Begin Dataset excerpt
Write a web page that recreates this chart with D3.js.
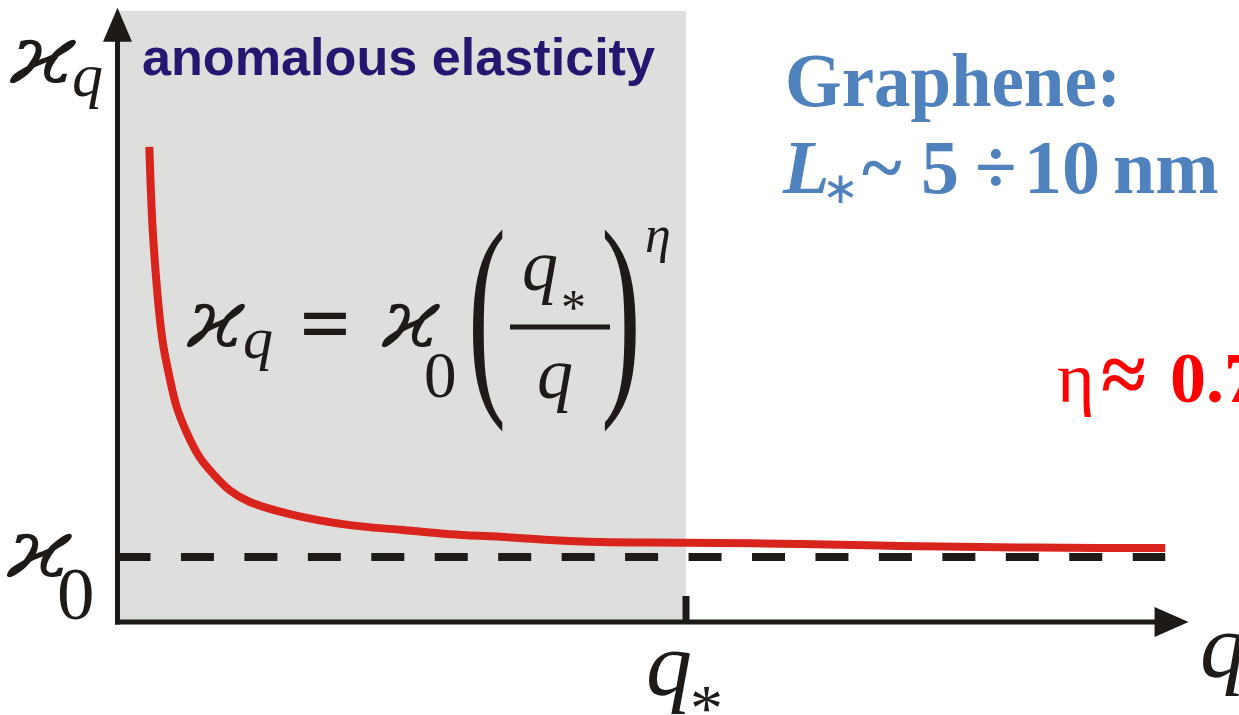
<!DOCTYPE html>
<html><head><meta charset="utf-8">
<script src="https://cdn.jsdelivr.net/npm/d3@7"></script>
<style>html,body{margin:0;padding:0;background:#fff;overflow:hidden}</style>
</head><body>
<svg id="c" width="1239" height="715"></svg>
<script>
// ---- data (q in units of q*, kappa in units of kappa0) ----
const curveQ = [0.056, 0.063, 0.079, 0.090, 0.104, 0.122, 0.144, 0.167, 0.197, 0.232, 0.303, 0.409, 0.497, 0.585, 0.673, 0.761, 0.849, 1.0, 1.201, 1.377, 1.553, 1.729, 1.843];
const curveK = [7.31, 5.88, 4.34, 3.83, 3.31, 2.91, 2.54, 2.29, 2.03, 1.85, 1.66, 1.49, 1.42, 1.35, 1.31, 1.26, 1.23, 1.22, 1.20, 1.17, 1.15, 1.14, 1.14];
const kappa0 = 1;
const qStar = 1;
const qMax = 1.884;     // end of q axis (arrow tip)
const kMax = 9.45;      // end of kappa axis (arrow tip)
const dashEnd = 1.843;

const svg = d3.select("#c");
const x = d3.scaleLinear().domain([0, 1]).range([117.5, 686]);
const y = d3.scaleLinear().domain([0, 1]).range([622, 557]);

// shaded anomalous region
svg.append("rect").attr("x", x(0)).attr("y", 11)
  .attr("width", x(qStar) - x(0)).attr("height", y(0) - 11)
  .attr("fill", "#dededc");

// dashed kappa0 line
svg.append("line").attr("x1", x(0)).attr("x2", x(dashEnd))
  .attr("y1", y(kappa0)).attr("y2", y(kappa0))
  .attr("stroke", "#1e1a17").attr("stroke-width", 8)
  .attr("stroke-dasharray", "33,30.45");

// red curve
const pts = curveQ.map((q, i) => [q, curveK[i]]);
svg.append("path").datum(pts)
  .attr("d", d3.line().x(d => x(d[0])).y(d => y(d[1])).curve(d3.curveCatmullRom.alpha(0.5)))
  .attr("fill", "none").attr("stroke", "#d9241d").attr("stroke-width", 8);

// axes
const axCol = "#1e1a17";
const yTip = y(kMax), xTip = x(qMax);
svg.append("line").attr("x1", x(0)).attr("x2", x(0)).attr("y1", y(0) + 2.5).attr("y2", yTip + 30)
  .attr("stroke", axCol).attr("stroke-width", 5);
svg.append("path").attr("d", `M${x(0)},${yTip} L${x(0) - 14.5},${yTip + 34} L${x(0) + 14.5},${yTip + 34} Z`).attr("fill", axCol);
svg.append("line").attr("x1", x(0) - 2.5).attr("x2", xTip - 30).attr("y1", y(0)).attr("y2", y(0))
  .attr("stroke", axCol).attr("stroke-width", 5);
svg.append("path").attr("d", `M${xTip},${y(0)} L${xTip - 34},${y(0) - 15} L${xTip - 34},${y(0) + 15} Z`).attr("fill", axCol);
// q* tick
svg.append("line").attr("x1", x(qStar)).attr("x2", x(qStar)).attr("y1", y(0)).attr("y2", y(0) - 26)
  .attr("stroke", axCol).attr("stroke-width", 7);

const serif = "'Liberation Serif', 'Times New Roman', serif";
const kapFont = "'DejaVu Serif', serif";
function t(xp, yp, str, size, opts = {}) {
  const el = svg.append("text").attr("x", xp).attr("y", yp).text(str)
    .attr("font-size", size).attr("font-family", opts.family || serif)
    .attr("fill", opts.fill || "#1e1a17");
  if (opts.italic) el.attr("font-style", "italic");
  if (opts.bold) el.attr("font-weight", "bold");
  if (opts.anchor) el.attr("text-anchor", opts.anchor);
  if (opts.len) el.attr("textLength", opts.len).attr("lengthAdjust", "spacingAndGlyphs");
  return el;
}

// axis labels
t(10, 83, "ϰ", 80, {family: kapFont, italic: true, len: 66});
t(72, 96, "q", 62, {italic: true});
t(7, 577, "ϰ", 80, {family: kapFont, italic: true, len: 65});
t(57, 619, "0", 75);
t(646, 695, "q", 92, {italic: true});
t(690, 730, "*", 66);
t(1200, 677, "q", 92, {italic: true});

// title in the shaded region
t(142, 75, "anomalous elasticity", 52, {family: "'Liberation Sans', Arial, sans-serif", bold: true, fill: "#271670", len: 513});

// formula
t(187, 347, "ϰ", 80, {family: kapFont, italic: true, len: 58});
t(243, 358, "q", 60, {italic: true});
t(325, 349, "=", 80, {family: kapFont, anchor: "middle", len: 56});
t(382, 347, "ϰ", 80, {family: kapFont, italic: true, len: 58});
t(424, 397, "0", 65);
t(468, 384, "(", 222, {len: 38});
t(601, 384, ")", 222, {len: 40});
t(522, 290, "q", 72, {italic: true});
t(561, 324, "*", 50);
svg.append("line").attr("x1", 510).attr("x2", 610).attr("y1", 327).attr("y2", 327)
  .attr("stroke", "#1e1a17").attr("stroke-width", 5);
t(537, 398, "q", 72, {italic: true});
t(645, 252, "η", 52, {italic: true});

// Graphene note
const blue = "#4f81bd";
t(785, 106, "Graphene:", 76, {bold: true, fill: blue, len: 336});
const l2 = svg.append("text").attr("y", 193)
  .attr("font-family", serif).attr("font-size", 76).attr("font-weight", "bold").attr("fill", blue);
l2.append("tspan").attr("x", 783).attr("font-style", "italic").text("L");
l2.append("tspan").attr("x", 822).attr("y", 203).attr("font-size", 44).attr("font-weight", "normal").text("∗");
l2.append("tspan").attr("x", 862).attr("y", 193).text("~");
l2.append("tspan").attr("x", 921).text("5");
l2.append("tspan").attr("x", 975).text("÷");
l2.append("tspan").attr("x", 1024).text("10");
l2.append("tspan").attr("x", 1113).text("nm");

// eta value (cut by the right edge)
const e = svg.append("text").attr("x", 1057).attr("y", 402)
  .attr("font-family", serif).attr("font-size", 72).attr("fill", "#ff0000");
e.append("tspan").text("η");
e.append("tspan").attr("x", 1101).attr("font-weight", "bold").attr("font-size", 82).text("≈");
e.append("tspan").attr("x", 1170).attr("font-weight", "bold").text("0.7");
</script>
</body></html>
End Dataset excerpt
- Your task: From the first line above to the line containing "const y = d3.scaleLinear().domain([0, 1]).range([622, 557]);", repeat each line exactly. Pictures stay out.

- Written solution:
Write a web page that recreates this chart with D3.js.
<!DOCTYPE html>
<html><head><meta charset="utf-8">
<script src="https://cdn.jsdelivr.net/npm/d3@7"></script>
<style>html,body{margin:0;padding:0;background:#fff;overflow:hidden}</style>
</head><body>
<svg id="c" width="1239" height="715"></svg>
<script>
// ---- data (q in units of q*, kappa in units of kappa0) ----
const curveQ = [0.056, 0.063, 0.079, 0.090, 0.104, 0.122, 0.144, 0.167, 0.197, 0.232, 0.303, 0.409, 0.497, 0.585, 0.673, 0.761, 0.849, 1.0, 1.201, 1.377, 1.553, 1.729, 1.843];
const curveK = [7.31, 5.88, 4.34, 3.83, 3.31, 2.91, 2.54, 2.29, 2.03, 1.85, 1.66, 1.49, 1.42, 1.35, 1.31, 1.26, 1.23, 1.22, 1.20, 1.17, 1.15, 1.14, 1.14];
const kappa0 = 1;
const qStar = 1;
const qMax = 1.884;     // end of q axis (arrow tip)
const kMax = 9.45;      // end of kappa axis (arrow tip)
const dashEnd = 1.843;

const svg = d3.select("#c");
const x = d3.scaleLinear().domain([0, 1]).range([117.5, 686]);
const y = d3.scaleLinear().domain([0, 1]).range([622, 557]);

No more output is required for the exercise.